We Must Use Our Power to Change Policy and Events

Guest Blogger, Bobbie Walton, is a member of the Genesee County Democratic Party & the Democratic Women’s Caucus, political activist, & progressive.


I recently viewed a lecture by a professor on the faculty at the University of Houston.  Brené Brown, feminist and author, caught my attention and held it.  She was talking about women being brave and striding forward to meet challenge.  In presenting her argument she said something I kept in my “saved” file of important ideas.  She was talking about power.  She told us there are two kinds of power: (1) the power to change things, to make things better; and (2) the power of control over other people and events.  I have thought since that day, “How much of what I am doing in the political arena is about power?  What does this power mean to me?”

One of the most challenging things for a woman working in politics is knowing how to handle your own ambition, and your own quest for power.  I remember years ago, when I was asked to take a responsible administrative job with a newly elected young legislator and a friend asked me, “Why do you want this job? Why will you give up your free time to take this on?

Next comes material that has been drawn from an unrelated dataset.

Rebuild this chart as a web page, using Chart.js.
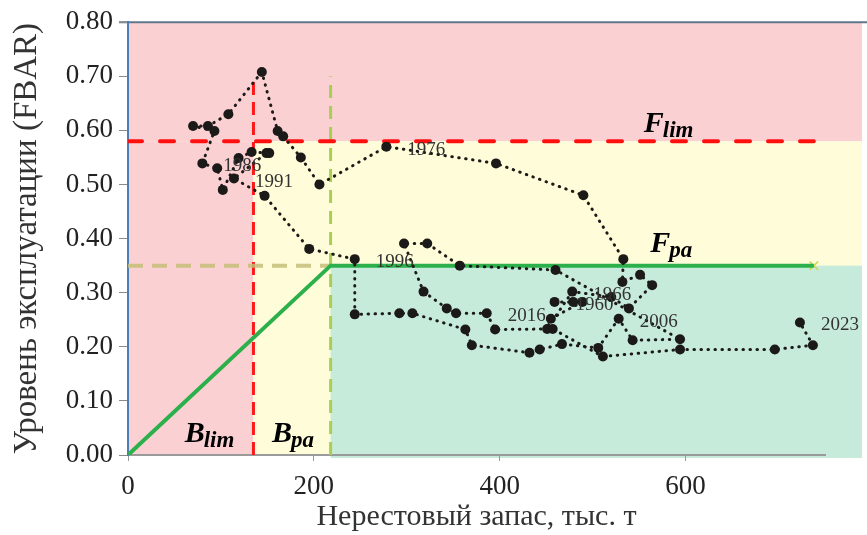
<!DOCTYPE html>
<html>
<head>
<meta charset="utf-8">
<script src="https://cdn.jsdelivr.net/npm/chart.js@4.4.0/dist/chart.umd.min.js"></script>
<style>
    html, body { margin: 0; padding: 0; background: #ffffff; }
    #wrap { width: 867px; height: 535px; }
</style>
</head>
<body>
<div id="wrap"><canvas id="fbarChart" width="867" height="535"></canvas></div>
<script>
// Траектория запаса: нерестовый запас (тыс. т) и FBAR, по порядку лет
const stockSSB = [
    459, 479, 489, 455, 451, 478, 520, 539, 564, 551, 532, 533, 490, 396, 278,
    206, 186, 167, 161, 144, 108, 86, 70, 93, 80, 96, 102, 119, 133, 152, 149,
    114, 147, 195, 244, 244, 292, 306, 363, 370, 432, 443, 467, 506, 528, 543,
    594, 460, 357, 322, 297, 318, 343, 353, 386, 395, 457, 511, 594, 696, 737, 723
];
const stockF = [
    0.283, 0.283, 0.283, 0.252, 0.233, 0.302, 0.292, 0.271, 0.314, 0.333, 0.320, 0.362, 0.480, 0.539, 0.570,
    0.500, 0.550, 0.589, 0.599, 0.708, 0.630, 0.608, 0.608, 0.599, 0.539, 0.530, 0.490, 0.549, 0.560, 0.558, 0.558,
    0.511, 0.479, 0.381, 0.362, 0.260, 0.262, 0.262, 0.232, 0.203, 0.189, 0.195, 0.205, 0.198, 0.252, 0.212,
    0.214, 0.342, 0.350, 0.391, 0.391, 0.302, 0.271, 0.262, 0.262, 0.232, 0.233, 0.182, 0.195, 0.195, 0.203, 0.245
];

// Подписи лет и номер точки, к которой они относятся
const yearLabels = ['1960', '1966', '1976', '1986', '1991', '1996', '2006', '2016', '2023'];
const yearIndex = [0, 5, 14, 24, 31, 34, 44, 54, 61];

// Ориентиры
const Blim = 135;
const Bpa = 218;
const Flim = 0.58;
const Fpa = 0.35;
const refEnd = 738;
const refTop = 0.70;

// Оси
const xMin = 0, xMax = 750, xStep = 200;
const yMin = 0, yMax = 0.8, yStep = 0.1;

const series = stockSSB.map((b, i) => ({ x: b, y: stockF[i] }));

const SERIF = '"Liberation Serif", "Times New Roman", serif';
Chart.defaults.font.family = SERIF;

function drawSub(ctx, main, sub, x, y) {
    ctx.font = 'italic bold 30px ' + SERIF;
    ctx.fillText(main, x, y);
    const w = ctx.measureText(main).width;
    ctx.font = 'italic bold 23px ' + SERIF;
    ctx.fillText(sub, x + w - 1, y + 5);
}

const zonesPlugin = {
    id: 'zones',
    beforeDraw(chart) {
        const ctx = chart.ctx;
        const xs = chart.scales.x, ys = chart.scales.y;
        const left = chart.chartArea.left;
        const right = chart.width - 5;
        const top = ys.getPixelForValue(yMax);
        const bottom = ys.getPixelForValue(yMin);
        const xBlim = xs.getPixelForValue(Blim);
        const xBpa = xs.getPixelForValue(Bpa);
        const yFlim = ys.getPixelForValue(Flim);
        const yFpa = ys.getPixelForValue(Fpa);
        ctx.save();
        // красная зона
        ctx.fillStyle = '#fbd0d3';
        ctx.fillRect(left, top, right - left, yFlim - top);
        ctx.fillRect(left, yFlim, xBlim - left, bottom - yFlim);
        // жёлтая зона
        ctx.fillStyle = '#fffcd9';
        ctx.fillRect(xBlim, yFlim, right - xBlim, bottom - yFlim);
        // зелёная зона
        ctx.fillStyle = '#c7ebdb';
        ctx.fillRect(xBpa, yFpa, right - xBpa, bottom - yFpa + 3);
        // верхняя рамка
        ctx.strokeStyle = '#60768a';
        ctx.lineWidth = 2;
        ctx.beginPath();
        ctx.moveTo(left - 9, top);
        ctx.lineTo(chart.width, top);
        ctx.stroke();
        ctx.restore();
    },
    afterDatasetsDraw(chart) {
        const ctx = chart.ctx;
        const xs = chart.scales.x, ys = chart.scales.y;
        ctx.save();
        // годы
        ctx.fillStyle = '#333333';
        ctx.font = '19px ' + SERIF;
        ctx.textBaseline = 'middle';
        yearLabels.forEach((t, i) => {
            const k = yearIndex[i];
            ctx.fillText(t, xs.getPixelForValue(stockSSB[k]) + 21, ys.getPixelForValue(stockF[k]) + 3);
        });
        // обозначения ориентиров
        ctx.fillStyle = '#000000';
        ctx.textBaseline = 'alphabetic';
        drawSub(ctx, 'F', 'lim', xs.getPixelForValue(555), ys.getPixelForValue(0.597));
        drawSub(ctx, 'F', 'pa', xs.getPixelForValue(562), ys.getPixelForValue(0.375));
        drawSub(ctx, 'B', 'lim', xs.getPixelForValue(61), ys.getPixelForValue(0.024));
        drawSub(ctx, 'B', 'pa', xs.getPixelForValue(155), ys.getPixelForValue(0.024));
        ctx.restore();
    }
};

const ctx = document.getElementById('fbarChart').getContext('2d');
new Chart(ctx, {
    type: 'scatter',
    data: {
        datasets: [
            {
                label: 'FBAR',
                data: series,
                showLine: true,
                borderColor: '#1c1a18',
                borderWidth: 3,
                borderDash: [0.5, 6.5],
                borderCapStyle: 'round',
                pointRadius: 5,
                pointBackgroundColor: '#1c1a18',
                pointBorderColor: '#1c1a18',
                pointBorderWidth: 0
            },
            {
                label: 'Fpa',
                data: [{ x: 0, y: 0 }, { x: Bpa, y: Fpa }, { x: refEnd, y: Fpa }],
                showLine: true,
                borderColor: '#2cb04c',
                borderWidth: 4,
                pointRadius: 0
            },
            {
                label: 'Fpa left',
                data: [{ x: 0, y: Fpa }, { x: Bpa, y: Fpa }],
                showLine: true,
                borderColor: 'rgba(196, 190, 120, 0.85)',
                borderWidth: 4,
                borderDash: [15, 9],
                pointRadius: 0
            },
            {
                label: 'Flim',
                data: [{ x: 0, y: Flim }, { x: refEnd, y: Flim }],
                showLine: true,
                borderColor: '#ff1010',
                borderWidth: 4,
                borderDash: [14, 18],
                borderCapStyle: 'round',
                pointRadius: 0
            },
            {
                label: 'Blim',
                data: [{ x: Blim, y: 0 }, { x: Blim, y: refTop }],
                showLine: true,
                borderColor: '#ff1a1a',
                borderWidth: 3,
                borderDash: [13, 7],
                pointRadius: 0
            },
            {
                label: 'Bpa',
                data: [{ x: Bpa, y: 0 }, { x: Bpa, y: refTop }],
                showLine: true,
                borderColor: '#a9cf52',
                borderWidth: 3,
                borderDash: [13, 8],
                pointRadius: 0
            },
            {
                label: 'end',
                data: [{ x: refEnd, y: Fpa }],
                pointStyle: 'crossRot',
                pointRadius: 6,
                pointBorderWidth: 1.5,
                pointBorderColor: '#c9d84a',
                pointBackgroundColor: '#c9d84a'
            }
        ]
    },
    options: {
        responsive: false,
        animation: false,
        devicePixelRatio: 1,
        layout: { padding: { top: 22, right: 42, left: 0, bottom: 0 } },
        plugins: {
            legend: { display: false },
            tooltip: { enabled: false }
        },
        scales: {
            x: {
                type: 'linear',
                min: xMin,
                max: xMax,
                ticks: {
                    stepSize: xStep,
                    includeBounds: false,
                    padding: 10,
                    color: '#222222',
                    font: { family: SERIF, size: 27 }
                },
                grid: { drawOnChartArea: false, tickLength: 6, tickColor: '#9a9a9a' },
                border: { color: '#9a9a9a', width: 2 },
                title: {
                    display: true,
                    text: 'Нерестовый запас, тыс. т',
                    color: '#333333',
                    font: { family: SERIF, size: 30 },
                    padding: { top: 0, bottom: 0 }
                },
                afterFit(scale) { scale.height = 80; }
            },
            y: {
                min: yMin,
                max: yMax,
                ticks: {
                    stepSize: yStep,
                    padding: 6,
                    color: '#222222',
                    font: { family: SERIF, size: 27 },
                    callback: v => v.toFixed(2)
                },
                grid: { drawOnChartArea: false, tickLength: 9, tickColor: '#8a8a8a' },
                border: { color: '#4a7ebb', width: 2 },
                title: {
                    display: true,
                    text: 'Уровень эксплуатации (FBAR)',
                    color: '#333333',
                    font: { family: SERIF, size: 33 },
                    padding: { top: 8, bottom: 0 }
                },
                afterFit(scale) { scale.width = 128; }
            }
        }
    },
    plugins: [zonesPlugin]
});
</script>
</body>
</html>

Is it the power?”  Yes, it was the power!  In this new position, I would answer to only one person, and I would be able to help shift the levers of power.  I would be able to move the issues I valued into policy and help guide the funding and the implementation of that policy.  It was the power to make meaningful change that was so attractive.  I was going to have the power to influence change.   It was a heady prospect.

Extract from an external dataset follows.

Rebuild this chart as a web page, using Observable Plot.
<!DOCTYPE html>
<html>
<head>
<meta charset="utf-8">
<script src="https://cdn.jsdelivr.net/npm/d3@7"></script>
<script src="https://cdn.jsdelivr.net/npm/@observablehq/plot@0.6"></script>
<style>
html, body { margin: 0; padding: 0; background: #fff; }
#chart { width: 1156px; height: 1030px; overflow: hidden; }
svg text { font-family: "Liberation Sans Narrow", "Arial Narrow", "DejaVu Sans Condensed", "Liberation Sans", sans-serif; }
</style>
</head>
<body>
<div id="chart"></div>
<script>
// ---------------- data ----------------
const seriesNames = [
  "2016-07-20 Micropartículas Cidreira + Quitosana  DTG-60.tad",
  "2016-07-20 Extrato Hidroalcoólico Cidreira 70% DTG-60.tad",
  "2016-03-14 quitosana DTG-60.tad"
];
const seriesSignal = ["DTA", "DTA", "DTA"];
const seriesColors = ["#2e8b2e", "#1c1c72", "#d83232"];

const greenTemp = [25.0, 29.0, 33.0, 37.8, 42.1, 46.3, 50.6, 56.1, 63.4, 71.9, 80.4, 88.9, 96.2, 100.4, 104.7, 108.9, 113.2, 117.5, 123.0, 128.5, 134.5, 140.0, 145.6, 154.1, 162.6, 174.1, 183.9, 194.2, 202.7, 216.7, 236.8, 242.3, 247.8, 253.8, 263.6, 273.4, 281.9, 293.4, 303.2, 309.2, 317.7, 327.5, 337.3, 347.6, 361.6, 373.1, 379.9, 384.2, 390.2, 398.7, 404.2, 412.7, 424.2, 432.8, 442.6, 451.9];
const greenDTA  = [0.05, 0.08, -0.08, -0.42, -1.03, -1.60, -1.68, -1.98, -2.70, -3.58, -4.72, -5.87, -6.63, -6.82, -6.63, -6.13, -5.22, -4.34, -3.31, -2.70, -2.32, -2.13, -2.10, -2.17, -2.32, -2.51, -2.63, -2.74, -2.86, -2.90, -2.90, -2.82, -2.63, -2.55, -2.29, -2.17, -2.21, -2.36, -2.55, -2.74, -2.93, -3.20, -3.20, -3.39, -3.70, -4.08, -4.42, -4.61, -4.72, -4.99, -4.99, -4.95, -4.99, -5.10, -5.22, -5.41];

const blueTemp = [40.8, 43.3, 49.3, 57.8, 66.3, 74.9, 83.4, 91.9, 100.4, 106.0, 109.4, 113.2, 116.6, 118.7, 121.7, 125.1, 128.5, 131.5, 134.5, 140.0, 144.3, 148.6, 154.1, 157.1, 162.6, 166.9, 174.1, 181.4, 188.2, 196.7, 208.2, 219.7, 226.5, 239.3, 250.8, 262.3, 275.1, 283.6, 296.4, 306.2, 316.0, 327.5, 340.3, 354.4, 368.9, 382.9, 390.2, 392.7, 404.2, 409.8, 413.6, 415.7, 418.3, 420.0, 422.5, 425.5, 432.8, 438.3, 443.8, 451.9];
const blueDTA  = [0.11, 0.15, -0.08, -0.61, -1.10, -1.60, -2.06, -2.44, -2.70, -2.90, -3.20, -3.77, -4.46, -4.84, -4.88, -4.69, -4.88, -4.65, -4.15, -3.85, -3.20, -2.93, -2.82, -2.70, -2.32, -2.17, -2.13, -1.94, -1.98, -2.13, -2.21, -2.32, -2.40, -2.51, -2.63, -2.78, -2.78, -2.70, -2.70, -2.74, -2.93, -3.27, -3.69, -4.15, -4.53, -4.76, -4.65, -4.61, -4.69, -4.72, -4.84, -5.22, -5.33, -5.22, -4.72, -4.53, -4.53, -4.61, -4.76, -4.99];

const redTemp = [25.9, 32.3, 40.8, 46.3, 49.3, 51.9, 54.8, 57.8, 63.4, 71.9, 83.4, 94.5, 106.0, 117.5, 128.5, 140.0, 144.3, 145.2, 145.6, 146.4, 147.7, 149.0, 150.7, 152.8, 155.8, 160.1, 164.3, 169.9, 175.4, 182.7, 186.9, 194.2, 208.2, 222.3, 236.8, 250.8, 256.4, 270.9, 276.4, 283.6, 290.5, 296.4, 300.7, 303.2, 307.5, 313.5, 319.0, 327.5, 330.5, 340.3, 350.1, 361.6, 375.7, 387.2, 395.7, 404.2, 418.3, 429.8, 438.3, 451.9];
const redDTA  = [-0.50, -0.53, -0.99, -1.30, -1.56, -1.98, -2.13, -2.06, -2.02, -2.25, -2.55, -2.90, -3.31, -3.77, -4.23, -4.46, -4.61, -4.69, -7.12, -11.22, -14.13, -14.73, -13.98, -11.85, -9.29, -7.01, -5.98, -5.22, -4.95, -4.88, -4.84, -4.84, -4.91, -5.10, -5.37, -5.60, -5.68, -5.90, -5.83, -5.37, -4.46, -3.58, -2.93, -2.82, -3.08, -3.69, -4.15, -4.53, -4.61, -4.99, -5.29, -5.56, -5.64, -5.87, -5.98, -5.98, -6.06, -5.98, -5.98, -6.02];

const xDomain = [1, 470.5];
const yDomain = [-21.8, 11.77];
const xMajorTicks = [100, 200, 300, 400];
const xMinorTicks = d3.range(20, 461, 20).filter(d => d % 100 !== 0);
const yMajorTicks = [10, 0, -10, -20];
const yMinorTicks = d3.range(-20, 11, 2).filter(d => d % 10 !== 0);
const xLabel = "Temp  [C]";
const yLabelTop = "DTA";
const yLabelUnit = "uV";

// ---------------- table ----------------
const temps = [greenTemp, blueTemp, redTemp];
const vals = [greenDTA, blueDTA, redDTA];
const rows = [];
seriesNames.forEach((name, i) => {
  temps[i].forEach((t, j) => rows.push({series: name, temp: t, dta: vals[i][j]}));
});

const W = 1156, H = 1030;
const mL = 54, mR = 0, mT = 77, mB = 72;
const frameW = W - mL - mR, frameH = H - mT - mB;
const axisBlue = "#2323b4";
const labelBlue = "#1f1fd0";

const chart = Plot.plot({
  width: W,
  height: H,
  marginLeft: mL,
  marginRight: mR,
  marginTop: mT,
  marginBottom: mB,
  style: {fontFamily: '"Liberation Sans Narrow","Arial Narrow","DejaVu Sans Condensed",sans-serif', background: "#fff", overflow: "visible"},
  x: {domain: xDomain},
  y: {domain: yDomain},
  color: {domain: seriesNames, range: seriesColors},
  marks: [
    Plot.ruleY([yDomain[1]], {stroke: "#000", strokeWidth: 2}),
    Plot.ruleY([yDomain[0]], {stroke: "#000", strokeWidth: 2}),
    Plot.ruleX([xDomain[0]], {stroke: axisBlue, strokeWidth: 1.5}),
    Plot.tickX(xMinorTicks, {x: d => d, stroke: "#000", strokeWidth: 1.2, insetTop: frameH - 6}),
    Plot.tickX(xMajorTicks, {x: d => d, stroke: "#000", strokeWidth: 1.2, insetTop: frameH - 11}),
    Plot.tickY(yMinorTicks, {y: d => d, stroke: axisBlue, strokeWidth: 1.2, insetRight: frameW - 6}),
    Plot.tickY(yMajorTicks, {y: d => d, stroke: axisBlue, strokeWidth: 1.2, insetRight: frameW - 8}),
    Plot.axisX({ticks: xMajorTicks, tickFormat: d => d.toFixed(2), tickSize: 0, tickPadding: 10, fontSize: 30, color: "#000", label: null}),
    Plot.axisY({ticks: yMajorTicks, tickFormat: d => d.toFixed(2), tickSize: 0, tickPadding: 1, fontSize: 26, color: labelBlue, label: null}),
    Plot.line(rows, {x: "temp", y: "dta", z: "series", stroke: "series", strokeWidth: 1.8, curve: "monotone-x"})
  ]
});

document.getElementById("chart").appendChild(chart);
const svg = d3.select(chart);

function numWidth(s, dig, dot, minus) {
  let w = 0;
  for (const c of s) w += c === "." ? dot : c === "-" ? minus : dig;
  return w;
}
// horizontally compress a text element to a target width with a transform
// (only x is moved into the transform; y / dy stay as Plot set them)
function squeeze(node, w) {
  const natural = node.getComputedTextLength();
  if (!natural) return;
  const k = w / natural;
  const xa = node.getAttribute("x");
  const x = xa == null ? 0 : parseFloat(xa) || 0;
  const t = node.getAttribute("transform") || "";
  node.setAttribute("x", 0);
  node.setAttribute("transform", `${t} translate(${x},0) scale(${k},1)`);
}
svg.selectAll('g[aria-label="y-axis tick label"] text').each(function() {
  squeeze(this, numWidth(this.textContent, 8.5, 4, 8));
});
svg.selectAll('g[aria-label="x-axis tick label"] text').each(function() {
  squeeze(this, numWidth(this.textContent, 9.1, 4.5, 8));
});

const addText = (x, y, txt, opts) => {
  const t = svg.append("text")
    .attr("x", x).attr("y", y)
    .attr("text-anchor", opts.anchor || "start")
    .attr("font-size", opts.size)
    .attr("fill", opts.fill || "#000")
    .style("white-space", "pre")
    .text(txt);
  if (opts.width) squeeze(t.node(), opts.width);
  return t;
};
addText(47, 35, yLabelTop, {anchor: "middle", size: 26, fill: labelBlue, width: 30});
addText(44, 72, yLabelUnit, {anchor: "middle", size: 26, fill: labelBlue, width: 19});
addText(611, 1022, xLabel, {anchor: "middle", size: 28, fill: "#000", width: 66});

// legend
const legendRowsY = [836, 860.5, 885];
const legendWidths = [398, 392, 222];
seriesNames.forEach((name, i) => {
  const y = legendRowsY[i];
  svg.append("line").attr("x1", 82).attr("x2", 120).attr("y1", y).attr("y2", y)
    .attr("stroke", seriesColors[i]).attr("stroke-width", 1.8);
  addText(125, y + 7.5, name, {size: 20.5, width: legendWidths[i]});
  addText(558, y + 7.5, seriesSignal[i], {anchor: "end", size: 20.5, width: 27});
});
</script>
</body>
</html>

During the years I held the job I felt powerful and used that power.  Many laws we were able to pass made the lives of people in our county better.  Victims of domestic violence had better resources, workers under county contracts were guaranteed a living wage, employers were not allowed to use DNA results in evaluating or hiring/firing employees, workers and patrons of restaurants and bars were protected from second-hand smoke, people with disabilities and children were protected from snow-covered sidewalks, communities were brought into close association with government when group homes or homeless shelters were located in their communities, and the same-sex partners of government employees received benefits.  These, as well as other efforts, were the result of the power I had in my job and my boss had in his position as an elected official.

The work I did to exercise my power was hard work.  Nothing worth doing in public work is easy.  The results, however, are the rewards experienced when exercising the power to make change.  Women in elective office experience the same hard work, the same rewards and the same opportunity to make a difference using the power to make change. The question is, how much of our ambition for power is to make positive change?

My message to women reading this? Decide to run for office. Exercise power and make positive change.